Daily Non-Dealer Trading Volume for 1,112 Reference Names
Before reporting on the 1,112 reference names in the DTCC warehouse, it is important to note a very important fact. Kamakura Risk Information Services’ default probability service produces daily default probabilities on 31,102 public firms around the world, including 5,271 in the United States. The DTCC weekly reports were designed to report the top 1,000 reference names ranked by daily trading volume. In none of the 103 weeks, however, were there as many as 1,000 reference names reported by DTCC. In essence, the weekly reports contain every reference name in which there was non-dealer trading volume in the DTCC. For all other reference names, then, trading volume was zero. This means that almost 30,000 of the public firms in KRIS had zero credit default swap trading volume over the entire 103 week period studied. We now turn to the 1,112 reference names for which there was at least 1 credit default swap trade during the 103 week period.
We first analyzed daily average non-dealer CDS trading volume by calculating the daily average, as described above, for all 1,112 reference names for the entire 103 week period. The distribution of the reference names by non-dealer daily average trading volume contains some very surprising results:
Among the surprising conclusions are these facts:
- 68.7% of the reference names had 1 or fewer non-dealer contracts traded per day.
- 88.7% of reference names had 2 or fewer non-dealer contracts traded per day.
- 98.1% of reference names had 4 or fewer non-dealer contracts traded per day.
- Only 14 reference names averaged more than 5 non-dealer contracts traded per day.
- Only 3 reference names averaged more than 10 non-dealer contracts traded per day.

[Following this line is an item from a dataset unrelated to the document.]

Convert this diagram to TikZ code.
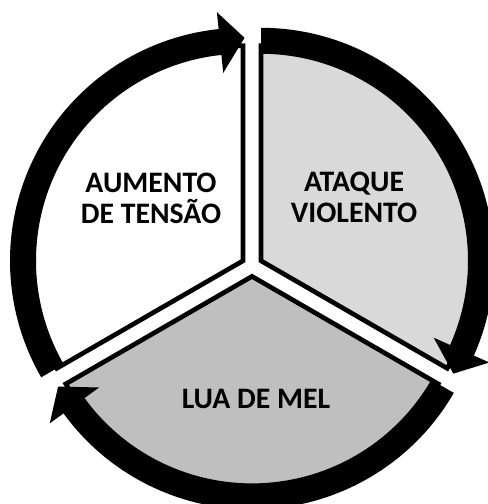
\documentclass[tikz,border=0pt]{standalone}
\usepackage{fontspec}
\setmainfont{Carlito}
\usepackage{tikz}
\definecolor{attackgray}{gray}{0.85}
\definecolor{honeygray}{gray}{0.75}
\tikzset{
  sector/.style={draw=black,line width=3.5pt,miter limit=20},
  ring/.style={fill=black},
  phase/.style={font=\bfseries\fontsize{22.3}{23.3}\selectfont,align=center,inner sep=0pt}
}
% thick arc arrow, clockwise from #1 to #2
\newcommand{\cyclearrow}[2]{%
  \fill[ring] (#1:233) arc[start angle=#1,end angle={#2+6},radius=233]
    -- ({#2+6}:250) -- ({#2-0.4}:223) -- ({#2+6}:189) -- ({#2+6}:207)
    arc[start angle={#2+6},end angle=#1,radius=207] -- cycle;}

\begin{document}
\begin{tikzpicture}[x=0.75pt,y=0.75pt]
    \useasboundingbox (0,0) rectangle (488,504);
    \clip (0,0) rectangle (488,504);
    \coordinate (tensao) at (243,243.2);
    \coordinate (ataque) at (261,243.2);
    \coordinate (luademel) at (252,227.6);

    \begin{scope}[shift={(tensao)}]
      \draw[sector,fill=white] (0,0) -- (90:215) arc[start angle=90,end angle=210,radius=215] -- cycle;
    \end{scope}
    \begin{scope}[shift={(ataque)}]
      \draw[sector,fill=attackgray] (0,0) -- (-30:215) arc[start angle=-30,end angle=90,radius=215] -- cycle;
    \end{scope}
    \begin{scope}[shift={(luademel)}]
      \draw[sector,fill=honeygray] (0,0) -- (210:215) arc[start angle=210,end angle=330,radius=215] -- cycle;
    \end{scope}

    \begin{scope}[shift={(tensao)}]
      \cyclearrow{210}{90}
    \end{scope}
    \begin{scope}[shift={(ataque)}]
      \cyclearrow{90}{-30}
    \end{scope}
    \begin{scope}[shift={(luademel)}]
      \cyclearrow{330}{210}
    \end{scope}

    \node[phase] (tensaotxt) at (151,306) {AUMENTO\\DE TENSÃO};
    \node[phase] (ataquetxt) at (354,306.5) {ATAQUE\\VIOLENTO};
    \node[phase] (meltxt) at (256,105) {LUA DE MEL};
\end{tikzpicture}
\end{document}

These trading volumes are miniscule to say the least, and it is astonishing that financial journalists have not made the appropriate disclaimers when quoting “CDS prices” (many of which are quotes, not trades) for specific reference names.
In order to better understand the data, we next analyzed each week of data for all 1,112 reference names. In aggregate, there should be 103 x 1,112 = 114,536 “reference name-weeks” of data reported, but there was no data reported on 22,984 occasions because there were no trades in that week for that reference name. Dividing these 22,984 observations by 1,112 reference names shows that, on average over the 103 week period, there were 21 weeks for each reference name in which there were zero CDS trades. The daily average non-dealer trade volumes for these 114,536 observations have the following distribution:
Again, this analysis allows us to draw some more surprising conclusions about all weekly trading in single name CDS for all 1,112 reference names, a total of 114,536 observations:
- 20.07% of the observations showed zero non-dealer daily average CDS trading
- 71.90% of the observations showed less than 1 daily average non-dealer CDS contract traded
- 86.74% of the observations showed less than 2 daily average non-dealer CDS contracts traded
- 99.37% of the observations showed less than 6 daily average non-dealer CDS contracts traded
- There were only 5 observations of the 114,536 where more than 45 daily average non-dealer CDS contracts traded
Kamakura’s analysis includes non-dealer trading volume for all 103 weeks for all 1,112 names.
After reviewing the non-dealer trading volume reference name by reference name, we repeat the warning from our January 4, 2012 blog: a sophisticated observer should assume that both traded CDS spreads and quoted spreads are highly likely to have been affected by collusion. Any other assumption could be hazardous to your wallet.